--- GOAL OF THE EXERCISE ---
Take the listing from its first line through the line that contains "const data = generations.map((g, i)" and please retype those lines exactly, leaving out the pictures.

____ RECORDS SHOWN

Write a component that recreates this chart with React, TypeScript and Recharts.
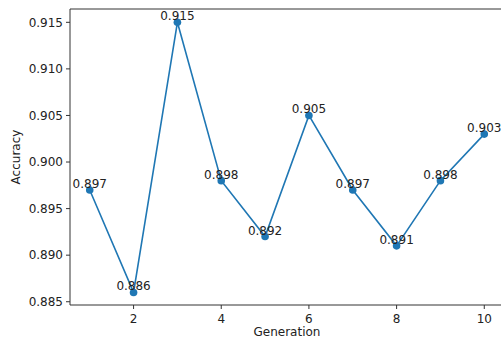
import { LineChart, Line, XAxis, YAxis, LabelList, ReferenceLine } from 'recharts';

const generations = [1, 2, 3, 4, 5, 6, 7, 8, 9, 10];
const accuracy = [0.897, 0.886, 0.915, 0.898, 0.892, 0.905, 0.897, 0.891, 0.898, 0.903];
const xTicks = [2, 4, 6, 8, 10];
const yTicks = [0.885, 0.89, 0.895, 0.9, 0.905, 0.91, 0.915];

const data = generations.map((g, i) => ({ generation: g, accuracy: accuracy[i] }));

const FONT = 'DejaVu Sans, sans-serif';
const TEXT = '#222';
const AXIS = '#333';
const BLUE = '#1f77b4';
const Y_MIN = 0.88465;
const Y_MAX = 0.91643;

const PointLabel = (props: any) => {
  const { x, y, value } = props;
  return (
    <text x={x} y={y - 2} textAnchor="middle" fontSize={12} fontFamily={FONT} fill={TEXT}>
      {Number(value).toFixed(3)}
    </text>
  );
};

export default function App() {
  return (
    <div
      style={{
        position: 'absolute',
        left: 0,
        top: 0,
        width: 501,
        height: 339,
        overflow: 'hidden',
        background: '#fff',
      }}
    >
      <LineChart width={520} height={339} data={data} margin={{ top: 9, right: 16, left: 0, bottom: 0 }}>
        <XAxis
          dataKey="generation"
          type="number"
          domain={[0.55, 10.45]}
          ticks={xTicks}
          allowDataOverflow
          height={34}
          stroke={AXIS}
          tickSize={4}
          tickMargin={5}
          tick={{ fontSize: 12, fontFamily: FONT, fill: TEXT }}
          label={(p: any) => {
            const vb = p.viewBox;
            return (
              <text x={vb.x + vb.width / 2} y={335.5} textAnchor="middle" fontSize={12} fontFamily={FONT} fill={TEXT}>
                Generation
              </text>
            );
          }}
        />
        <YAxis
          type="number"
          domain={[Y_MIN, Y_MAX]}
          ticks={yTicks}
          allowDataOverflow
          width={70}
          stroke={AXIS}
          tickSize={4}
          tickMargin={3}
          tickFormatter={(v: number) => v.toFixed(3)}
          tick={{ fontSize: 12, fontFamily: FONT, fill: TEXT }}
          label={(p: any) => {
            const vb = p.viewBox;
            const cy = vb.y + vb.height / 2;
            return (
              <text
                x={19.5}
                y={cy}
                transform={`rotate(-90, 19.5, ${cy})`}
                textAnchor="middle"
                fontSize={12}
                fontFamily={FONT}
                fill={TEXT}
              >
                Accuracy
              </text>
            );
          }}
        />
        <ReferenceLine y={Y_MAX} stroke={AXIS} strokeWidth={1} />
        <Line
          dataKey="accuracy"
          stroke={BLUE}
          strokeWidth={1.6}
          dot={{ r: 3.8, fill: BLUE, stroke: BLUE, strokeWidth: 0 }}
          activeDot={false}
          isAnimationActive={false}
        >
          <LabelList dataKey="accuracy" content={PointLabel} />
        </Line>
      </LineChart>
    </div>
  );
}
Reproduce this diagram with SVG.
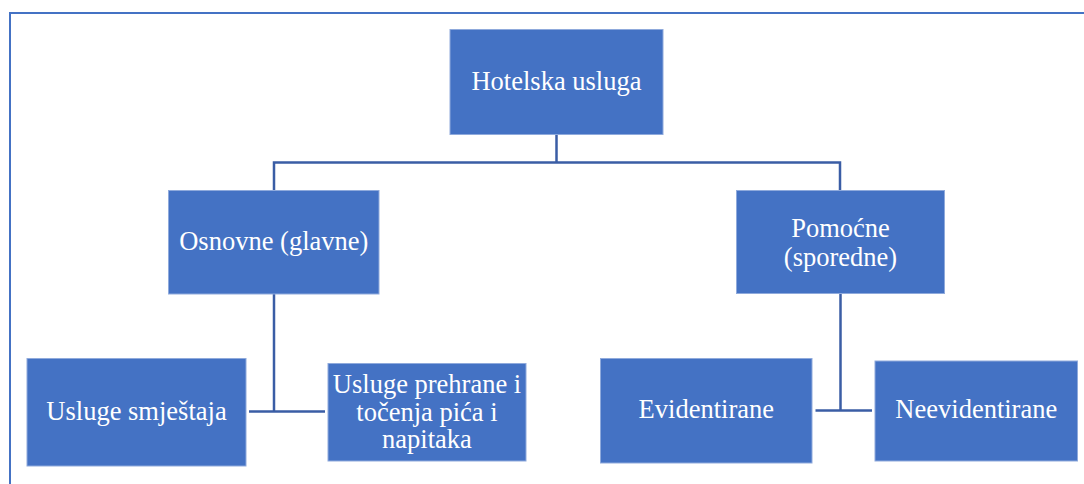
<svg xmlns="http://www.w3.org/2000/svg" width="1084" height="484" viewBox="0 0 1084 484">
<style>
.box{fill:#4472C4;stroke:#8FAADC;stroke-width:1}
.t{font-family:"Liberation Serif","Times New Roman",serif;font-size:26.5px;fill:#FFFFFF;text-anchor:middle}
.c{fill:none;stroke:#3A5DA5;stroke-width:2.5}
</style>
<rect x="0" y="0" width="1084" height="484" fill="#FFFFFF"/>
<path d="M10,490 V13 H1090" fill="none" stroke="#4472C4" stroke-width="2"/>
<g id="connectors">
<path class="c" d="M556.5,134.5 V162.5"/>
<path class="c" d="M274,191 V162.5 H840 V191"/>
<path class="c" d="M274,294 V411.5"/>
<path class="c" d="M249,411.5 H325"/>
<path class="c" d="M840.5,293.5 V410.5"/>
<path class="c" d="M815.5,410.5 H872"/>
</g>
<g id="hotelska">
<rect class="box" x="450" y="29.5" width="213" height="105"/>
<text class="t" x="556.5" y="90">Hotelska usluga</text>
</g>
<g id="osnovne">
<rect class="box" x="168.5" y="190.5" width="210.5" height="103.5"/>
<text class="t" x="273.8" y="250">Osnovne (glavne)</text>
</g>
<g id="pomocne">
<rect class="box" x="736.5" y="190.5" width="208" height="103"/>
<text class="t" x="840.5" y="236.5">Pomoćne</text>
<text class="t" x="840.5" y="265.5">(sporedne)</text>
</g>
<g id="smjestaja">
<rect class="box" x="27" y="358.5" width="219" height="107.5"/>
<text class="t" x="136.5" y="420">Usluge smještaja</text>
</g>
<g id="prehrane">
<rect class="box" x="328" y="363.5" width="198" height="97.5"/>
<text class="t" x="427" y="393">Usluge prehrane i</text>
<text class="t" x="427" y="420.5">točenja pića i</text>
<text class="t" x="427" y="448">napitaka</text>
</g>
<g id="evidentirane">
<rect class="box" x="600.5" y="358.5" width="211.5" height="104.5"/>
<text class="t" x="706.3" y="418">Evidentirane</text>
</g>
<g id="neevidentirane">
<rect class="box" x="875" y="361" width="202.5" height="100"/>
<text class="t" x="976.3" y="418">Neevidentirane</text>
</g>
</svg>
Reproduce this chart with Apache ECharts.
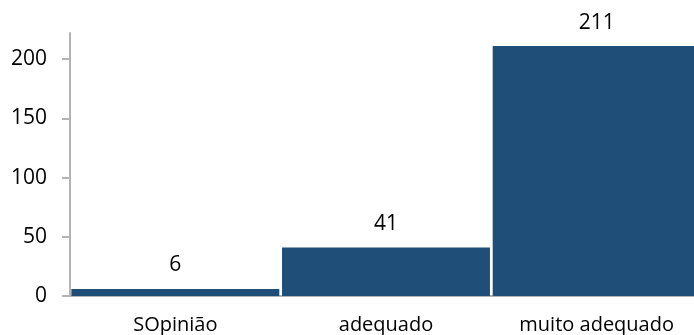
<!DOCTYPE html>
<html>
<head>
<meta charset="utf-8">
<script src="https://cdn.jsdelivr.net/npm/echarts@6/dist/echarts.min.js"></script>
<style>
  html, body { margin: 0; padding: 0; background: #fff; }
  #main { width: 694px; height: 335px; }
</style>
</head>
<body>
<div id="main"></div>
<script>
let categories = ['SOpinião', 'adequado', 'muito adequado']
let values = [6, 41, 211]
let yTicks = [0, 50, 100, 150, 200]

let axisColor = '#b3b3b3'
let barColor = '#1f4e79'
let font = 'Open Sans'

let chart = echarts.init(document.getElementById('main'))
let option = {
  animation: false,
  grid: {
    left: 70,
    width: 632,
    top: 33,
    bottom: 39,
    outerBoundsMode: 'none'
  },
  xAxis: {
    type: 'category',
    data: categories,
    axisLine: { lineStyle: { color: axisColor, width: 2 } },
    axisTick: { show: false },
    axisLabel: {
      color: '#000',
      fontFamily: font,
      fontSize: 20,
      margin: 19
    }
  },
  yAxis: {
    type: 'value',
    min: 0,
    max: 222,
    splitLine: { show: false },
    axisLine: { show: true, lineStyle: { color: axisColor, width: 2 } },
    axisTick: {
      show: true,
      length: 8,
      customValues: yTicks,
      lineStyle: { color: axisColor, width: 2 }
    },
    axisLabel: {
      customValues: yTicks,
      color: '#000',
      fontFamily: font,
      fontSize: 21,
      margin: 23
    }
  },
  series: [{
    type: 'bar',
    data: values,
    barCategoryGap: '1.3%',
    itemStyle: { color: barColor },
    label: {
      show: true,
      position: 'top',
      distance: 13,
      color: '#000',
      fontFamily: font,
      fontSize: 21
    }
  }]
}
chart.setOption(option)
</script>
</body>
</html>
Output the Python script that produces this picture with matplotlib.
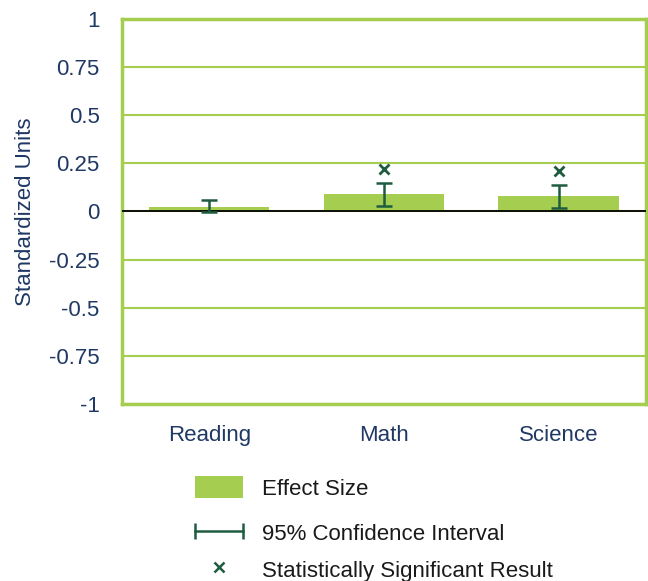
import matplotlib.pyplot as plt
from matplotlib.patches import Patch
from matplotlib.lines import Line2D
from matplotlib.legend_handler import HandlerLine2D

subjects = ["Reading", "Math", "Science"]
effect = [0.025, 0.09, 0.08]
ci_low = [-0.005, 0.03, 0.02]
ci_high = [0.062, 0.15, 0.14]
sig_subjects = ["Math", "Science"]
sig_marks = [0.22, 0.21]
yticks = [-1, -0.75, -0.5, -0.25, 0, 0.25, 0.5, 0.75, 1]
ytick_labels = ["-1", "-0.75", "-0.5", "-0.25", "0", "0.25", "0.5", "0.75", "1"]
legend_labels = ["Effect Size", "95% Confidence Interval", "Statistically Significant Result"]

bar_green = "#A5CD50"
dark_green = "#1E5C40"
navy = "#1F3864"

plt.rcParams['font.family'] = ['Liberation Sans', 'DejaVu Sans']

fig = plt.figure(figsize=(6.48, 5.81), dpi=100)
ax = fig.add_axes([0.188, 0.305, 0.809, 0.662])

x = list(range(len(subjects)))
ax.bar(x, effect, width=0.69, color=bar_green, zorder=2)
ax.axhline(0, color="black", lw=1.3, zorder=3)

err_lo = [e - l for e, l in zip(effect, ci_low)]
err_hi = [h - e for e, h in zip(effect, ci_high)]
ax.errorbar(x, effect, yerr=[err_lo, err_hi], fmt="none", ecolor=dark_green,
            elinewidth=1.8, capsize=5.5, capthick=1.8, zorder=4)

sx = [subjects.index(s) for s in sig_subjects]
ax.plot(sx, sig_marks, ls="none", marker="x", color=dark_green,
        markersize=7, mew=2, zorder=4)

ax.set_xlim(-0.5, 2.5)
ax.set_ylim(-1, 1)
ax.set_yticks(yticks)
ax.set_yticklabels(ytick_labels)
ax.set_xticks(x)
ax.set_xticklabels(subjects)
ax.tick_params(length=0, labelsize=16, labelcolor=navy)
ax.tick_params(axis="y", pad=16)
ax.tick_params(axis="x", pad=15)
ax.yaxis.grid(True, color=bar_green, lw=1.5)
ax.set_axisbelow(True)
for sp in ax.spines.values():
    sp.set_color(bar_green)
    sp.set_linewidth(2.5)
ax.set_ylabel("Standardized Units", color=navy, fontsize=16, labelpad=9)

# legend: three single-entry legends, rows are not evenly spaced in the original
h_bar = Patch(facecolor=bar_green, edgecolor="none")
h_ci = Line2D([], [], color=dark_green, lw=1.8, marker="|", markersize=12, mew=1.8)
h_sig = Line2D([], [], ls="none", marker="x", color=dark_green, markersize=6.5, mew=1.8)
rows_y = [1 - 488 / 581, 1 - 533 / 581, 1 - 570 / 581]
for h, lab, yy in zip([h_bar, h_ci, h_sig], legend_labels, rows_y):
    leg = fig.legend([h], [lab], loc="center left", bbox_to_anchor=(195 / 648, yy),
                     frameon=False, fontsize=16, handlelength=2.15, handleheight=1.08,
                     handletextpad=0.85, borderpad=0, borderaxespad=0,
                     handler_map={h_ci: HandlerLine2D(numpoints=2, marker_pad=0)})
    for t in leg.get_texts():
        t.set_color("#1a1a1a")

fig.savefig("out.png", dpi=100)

________

--- ANSWER TO THIS EXERCISE ---
Write a component that recreates this chart with React, TypeScript and Recharts.
import { LineChart, Line, XAxis, YAxis, LabelList, ReferenceLine } from 'recharts';

const generations = [1, 2, 3, 4, 5, 6, 7, 8, 9, 10];
const accuracy = [0.897, 0.886, 0.915, 0.898, 0.892, 0.905, 0.897, 0.891, 0.898, 0.903];
const xTicks = [2, 4, 6, 8, 10];
const yTicks = [0.885, 0.89, 0.895, 0.9, 0.905, 0.91, 0.915];

const data = generations.map((g, i) => ({ generation: g, accuracy: accuracy[i] }));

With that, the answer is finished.